When looking at whether or not Immunocore’s therapy managed to stop the progression of metastatic uveal melanoma, the numbers didn’t seem as good. The median for progression-free survival was just 3.7 and 5.6 months respectively. And in terms of reducing the size of the tumor, an overall response was only seen in a total of 5 patients out of 35 among both studies.

Christina Coughlin, CMO of Immunocore, states that the therapy has the potential to address “cold” tumors — that is, those the immune system has problems reaching  — better than checkpoint inhibitors, which are taking the immuno-oncology space by storm. Unlike immunotherapies based on checkpoint inhibitors or CAR-T cells, Immunocore’s TCRs can go after intracellular antigens, which represent about 90% of potential cancer targets.

But it remains to be seen whether the theory translates into practice in larger clinical trials. Supported by positive preliminary data presented at ASCO 2017, Immunocore started a pivotal trial with IMCgp100 earlier this year. In it, investigators will compare the efficacy of IMCgp100 in untreated patients with advanced uveal melanoma versus their treatment of choice between dacarbazine (a chemotherapy drug), ipilimumab, or pembrolizumab (both checkpoint inhibitors).

While the results presented are positive, they don’t seem to fully match the big expectations put on Immunocore. The company raised a massive €293M back in 2015 in what is still the largest private round in European biotech, and is one of only three unicorn companies in the European biotech space. Some of our sources within biotech investment argue that the company’s valuation is overinflated, which might make it hard for the company to go public anytime soon.

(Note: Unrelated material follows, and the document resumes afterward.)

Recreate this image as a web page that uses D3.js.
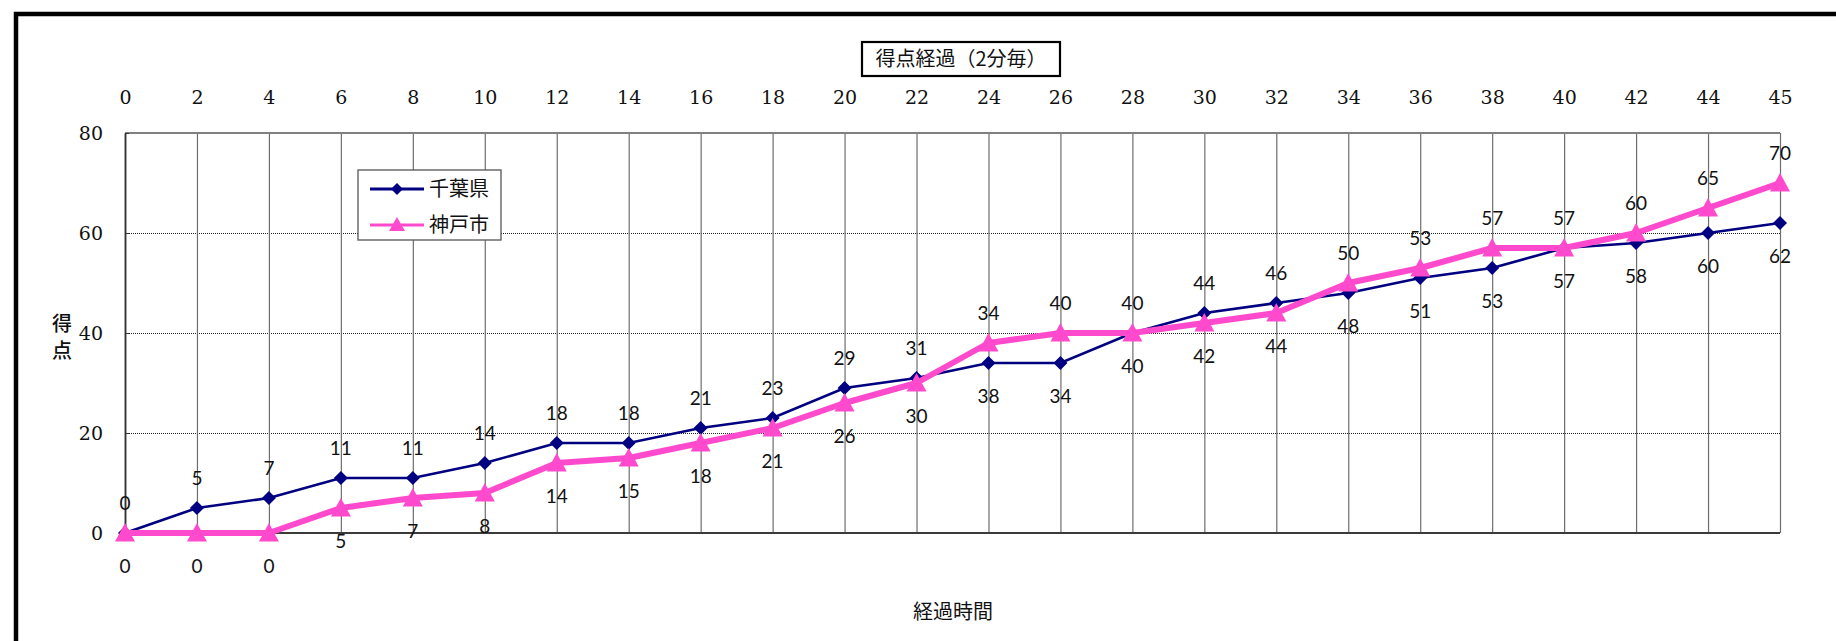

At the moment, Immunocore’s lead candidate IMCgp100 is also the subject of collaborations with AstraZeneca and Eli Lilly to combine the treatment with a checkpoint inhibitor and a small molecule, respectively. And the company is also collaborating with GSK and Genentech in oncology, and has recently received €33M from the Bill and Melinda Gates Foundation to apply its technology to the fight against HIV.